The Well-Watered Woman: Rooted in Truth, Growing in Grace, Flourishing in Faith by Gretchen Saffles: part memoir, part Christian-living, Saffles takes readers on a journey through the hardest times in her life and how the Gospel has equipped her and grown her faith in the midst of them. She includes descriptions of what it means to live in one's own power versus living surrendered to God. We are not enough in life and we shouldn't be, but God is. This book is a call to all women to live a life of freedom in Christ rather than one of striving that ultimately leads to discouragement and longing for something more. We read this for our women's Bible study in December and it led to some great discussions! I enjoyed it!

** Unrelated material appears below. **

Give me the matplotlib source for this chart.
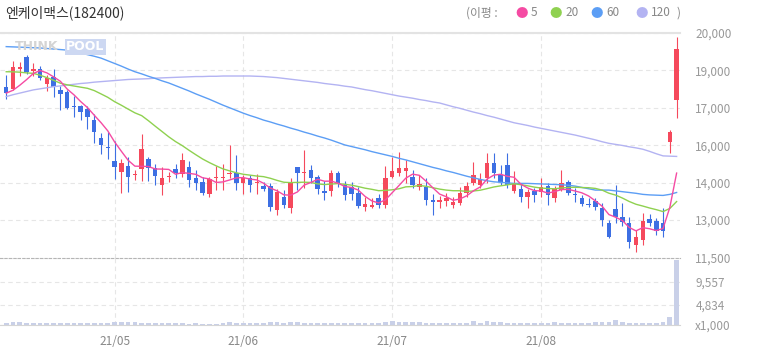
import numpy as np
import pandas as pd
import matplotlib
matplotlib.use("Agg")
import matplotlib.pyplot as plt

plt.rcParams['font.family'] = ['Noto Sans CJK KR', 'DejaVu Sans']

# 일봉 데이터 (21/04 중순 ~ 21/08/31), 화면에서 읽은 값
opens = [17990, 17890, 18650, 19090, 18590, 18650, 18080, 18360, 17870, 17800,
         17270, 17270, 17150, 16740, 16060, 15730, 15220, 14810, 15020, 14690,
         14900, 15270, 14960, 14310, 14620, 14910, 14720, 14970, 14580, 14440,
         13970, 14570, 14580, 14720, 14750, 14400, 14580, 14380, 14260, 14280,
         13380, 13870, 13440, 14970, 14760, 14870, 14620, 14090, 14070, 14760,
         14310, 14250, 14000, 13500, 13500, 13810, 13560, 14600, 14750, 14850,
         14620, 14250, 14250, 13750, 13660, 13720, 13560, 13650, 14000, 14380,
         14310, 14560, 15120, 14690, 15060, 14100, 14150, 13870, 14080, 14060,
         14280, 13810, 14120, 14440, 13980, 13840, 13600, 13700, 13440, 12880,
         13400, 13130, 12900, 12070, 12250, 13030, 12980, 12900, 15930, 17490]
highs = [18430, 18960, 18900, 19160, 18880, 18770, 18430, 18650, 18000, 17850,
         17650, 17300, 17250, 16960, 16250, 16280, 15960, 15270, 15370, 14860,
         16220, 15370, 15080, 15000, 14810, 15080, 15500, 15220, 14880, 14620,
         14600, 15010, 15080, 15800, 15420, 14700, 14700, 14710, 14440, 14400,
         14160, 14130, 14560, 14970, 15610, 15050, 14700, 14460, 14880, 14850,
         14460, 14430, 14250, 13860, 13830, 13990, 15010, 15370, 15550, 15250,
         14880, 14700, 14560, 13990, 13900, 14000, 13880, 14250, 14440, 15190,
         14750, 15520, 15500, 15060, 15500, 14850, 14380, 14160, 14210, 14560,
         14380, 14260, 14880, 14480, 14200, 13930, 13830, 13840, 13630, 12990,
         14310, 13630, 13130, 12610, 13270, 13240, 13070, 13440, 16360, 19840]
lows = [17530, 17850, 18400, 18480, 18380, 18240, 17830, 17620, 17100, 17160,
        16860, 16760, 16400, 15880, 15470, 15290, 14550, 14010, 14050, 14480,
        14460, 14460, 14310, 13940, 14410, 14580, 14620, 14250, 14140, 13940,
        13880, 14140, 14140, 14580, 14140, 13980, 14030, 13980, 14090, 13320,
        13200, 13450, 13280, 14130, 14180, 14380, 13980, 13760, 13890, 14250,
        13760, 13760, 13450, 13320, 13450, 13450, 13450, 14560, 14660, 14370,
        14180, 14110, 13560, 13200, 13440, 13530, 13450, 13560, 13880, 14310,
        14180, 14370, 14560, 14310, 14180, 14000, 13690, 13450, 13690, 13880,
        13560, 13690, 14080, 13950, 13690, 13510, 13490, 13380, 12760, 12320,
        12880, 12780, 11950, 11820, 12060, 12780, 12440, 12380, 15520, 16810]
closes = [17740, 18740, 18740, 18550, 18650, 18300, 18300, 17990, 17720, 17200,
          17220, 17030, 16870, 16290, 15810, 15680, 14970, 15120, 14600, 14710,
          15650, 14940, 14650, 14580, 14650, 14750, 15250, 14500, 14400, 14000,
          14540, 14590, 14600, 14770, 14400, 14580, 14310, 14440, 14150, 13500,
          14060, 13560, 14380, 14750, 14780, 14560, 14150, 14020, 14770, 14390,
          13940, 13970, 13520, 13590, 13550, 13560, 14560, 14850, 14930, 14930,
          14310, 14350, 13750, 13690, 13750, 13810, 13690, 14000, 14280, 14690,
          14530, 15150, 14750, 14440, 14310, 14350, 13850, 14040, 13950, 14250,
          13940, 14150, 14400, 14000, 13940, 13600, 13560, 13480, 13000, 12380,
          13100, 12940, 12190, 12360, 12980, 12900, 12590, 12590, 16310, 19390]
# 거래량 (천주)
volumes = [300, 550, 450, 420, 420, 400, 300, 350, 300, 420,
           400, 300, 350, 400, 420, 420, 450, 600, 450, 550,
           400, 400, 380, 300, 300, 350, 300, 250, 350, 250,
           250, 250, 280, 450, 350, 300, 280, 300, 400, 450,
           450, 350, 450, 450, 380, 300, 350, 300, 300, 380,
           300, 300, 280, 350, 300, 400, 450, 650, 550, 500,
           500, 450, 380, 400, 300, 300, 300, 300, 350, 700,
           400, 650, 500, 450, 350, 300, 300, 300, 300, 280,
           350, 450, 350, 350, 300, 300, 300, 450, 500, 500,
           900, 450, 400, 350, 350, 300, 300, 550, 1300, 11200]
# 화면 왼쪽 밖의 종가 (5/20일 이평 계산용)
closes_before = [18800, 19000, 19100, 18980, 19700, 20100, 20000, 19910, 18400, 18100,
                 17900, 17720, 18000, 18300, 18240, 18210, 17800, 17500, 17500]
# 60일, 120일 이평 (화면에서 읽은 값)
ma60 = [19490, 19480, 19470, 19460, 19450, 19440, 19420, 19400, 19380, 19360,
        19310, 19250, 19190, 19130, 19060, 18960, 18860, 18760, 18650, 18550,
        18470, 18380, 18300, 18210, 18130, 18030, 17930, 17830, 17720, 17620,
        17520, 17410, 17300, 17200, 17100, 17000, 16910, 16830, 16740, 16670,
        16590, 16520, 16440, 16370, 16290, 16220, 16140, 16070, 15990, 15900,
        15810, 15750, 15690, 15630, 15560, 15500, 15440, 15380, 15310, 15250,
        15180, 15110, 15040, 14970, 14910, 14840, 14780, 14710, 14640, 14580,
        14520, 14470, 14430, 14410, 14390, 14370, 14370, 14370, 14360, 14350,
        14340, 14330, 14320, 14300, 14270, 14220, 14170, 14120, 14120, 14120,
        14090, 14060, 14030, 14000, 13960, 13940, 13930, 13920, 13960, 14030]
ma120 = [17620, 17690, 17750, 17810, 17870, 17910, 17950, 17990, 18020, 18050,
         18080, 18110, 18130, 18160, 18180, 18200, 18220, 18240, 18260, 18270,
         18280, 18290, 18310, 18320, 18330, 18340, 18350, 18360, 18370, 18370,
         18380, 18380, 18390, 18390, 18390, 18390, 18390, 18380, 18370, 18350,
         18330, 18300, 18270, 18240, 18210, 18180, 18150, 18110, 18080, 18050,
         18010, 17980, 17930, 17880, 17840, 17790, 17740, 17690, 17640, 17600,
         17560, 17510, 17470, 17420, 17380, 17310, 17240, 17180, 17110, 17040,
         16980, 16910, 16850, 16780, 16710, 16640, 16590, 16540, 16480, 16430,
         16380, 16330, 16280, 16230, 16180, 16120, 16060, 16000, 15930, 15870,
         15830, 15790, 15740, 15700, 15650, 15570, 15480, 15400, 15390, 15380]
month_idx = [16, 35, 57, 79]
month_labels = ['21/05', '21/06', '21/07', '21/08']
price_ticks = [20000, 18600, 17200, 15800, 14400, 13000]
price_labels = ['20,000', '19,000', '17,000', '16,000', '14,000', '13,000']
vol_ticks = [11500, 7380, 3430, 0]
vol_labels = ['11,500', '9,557', '4,834', 'x1,000']

RED = '#f5495c'
BLUE = '#3d6fe3'
C5, C20, C60, C120 = '#f54ba3', '#8fd150', '#5c9ef5', '#b3b3f2'
GRID = '#e6e6e6'
TXT = '#999999'

W, H = 758, 355
def fx(px):
    return px / W
def fy(py):
    return 1 - py / H

n = len(closes)
x = np.arange(n)
o = np.array(opens)
c = np.array(closes)
allc = pd.Series(closes_before + closes)
ma5 = allc.rolling(5).mean().values[-n:]
ma20 = allc.rolling(20).mean().values[-n:]

fig = plt.figure(figsize=(W / 100, H / 100), dpi=100)
ax = fig.add_axes([0, fy(258), fx(680), fy(33) - fy(258)])
axv = fig.add_axes([0, fy(325), fx(680), fy(258) - fy(325)], sharex=ax)

# 캔들
cols = np.where(c >= o, RED, BLUE)
ax.vlines(x, lows, highs, colors=cols, lw=0.8, zorder=2)
ax.bar(x, np.maximum(np.abs(c - o), 40), bottom=np.minimum(o, c), width=0.66,
       color=cols, linewidth=0, zorder=2)

# 이동평균
ax.plot(x, ma120, color=C120, lw=1.0, zorder=3)
ax.plot(x, ma60, color=C60, lw=1.0, zorder=3)
ax.plot(x, ma20, color=C20, lw=1.0, zorder=3)
ax.plot(x, ma5, color=C5, lw=1.0, zorder=3)

ax.set_xlim(-0.92, 99.5)
ax.set_ylim(11578, 20000)
ax.set_yticks(price_ticks)
ax.set_yticklabels(price_labels)
ax.yaxis.tick_right()
ax.tick_params(axis='y', length=0, pad=11, labelsize=8.5, labelcolor=TXT)
ax.set_xticks(month_idx)
ax.tick_params(axis='x', length=0, labelbottom=False)
ax.grid(True, ls=(0, (4, 3)), color=GRID, lw=0.8, zorder=0)
for s in ['left', 'right', 'bottom']:
    ax.spines[s].set_visible(False)
ax.spines['top'].set_color('#e3e3e3')
ax.spines['top'].set_linewidth(1.5)

# 거래량
axv.bar(x, volumes, width=0.7, color='#c9d0e8', linewidth=0, zorder=2)
axv.set_ylim(0, 11500)
axv.set_yticks(vol_ticks)
axv.set_yticklabels(vol_labels)
axv.yaxis.tick_right()
axv.tick_params(axis='y', length=0, pad=11, labelsize=8.5, labelcolor=TXT)
axv.set_xticks(month_idx)
axv.set_xticklabels(month_labels)
axv.tick_params(axis='x', length=0, pad=7, labelsize=8.5, labelcolor='#888888')
axv.grid(True, ls=(0, (4, 3)), color=GRID, lw=0.8, zorder=0)
for s in ['left', 'right']:
    axv.spines[s].set_visible(False)
axv.spines['top'].set_color('#b5b5b5')
axv.spines['top'].set_linestyle((0, (2, 2)))
axv.spines['bottom'].set_color('#d5d5d5')

# 제목과 범례
fig.text(fx(5), fy(13), '엔케이맥스(182400)', fontsize=10, color='#333333', va='center')
fig.text(fx(466), fy(13), '(이평 :', fontsize=8.5, color='#888888', va='center')
for dot_x, lab, col in [(522, '5', C5), (556, '20', C20), (597, '60', C60), (642, '120', C120)]:
    fig.text(fx(dot_x), fy(13), '●', fontsize=9, color=col, va='center', ha='center')
    fig.text(fx(dot_x + 9), fy(13), lab, fontsize=8.5, color='#888888', va='center')
fig.text(fx(677), fy(13), ')', fontsize=8.5, color='#888888', va='center')

# 워터마크
fig.text(fx(15), fy(47), 'THINK', fontsize=9, fontweight='bold', color='#d4d4d4',
         va='center', family=['DejaVu Sans'])
fig.text(fx(66), fy(47), 'POOL', fontsize=9, fontweight='bold', color='#ffffff',
         va='center', family=['DejaVu Sans'],
         bbox=dict(boxstyle='square,pad=0.1', fc='#cdd8f2', ec='none'))

fig.savefig('out.png', dpi=100)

The ESV Study Bible: for the last four years I have been reading through the entire Bible chronologically. I just finished my fourth consecutive read-through following the Bible Recap with Tara-Leigh Cobble. She has a short mini-podcast episode each day recapping and sharing interesting Biblical information about the Scriptures read that day. I cannot rave enough about this experience. It has changed my life completely for the better. If you have never read the Bible all the way through, this is your sign to find a plan that suits you and give it a go. Over the past year I have been harboring a growing desire to dig deep into individual books, so I am going to try Sean McDowell's approach. Prayers for that are much appreciated!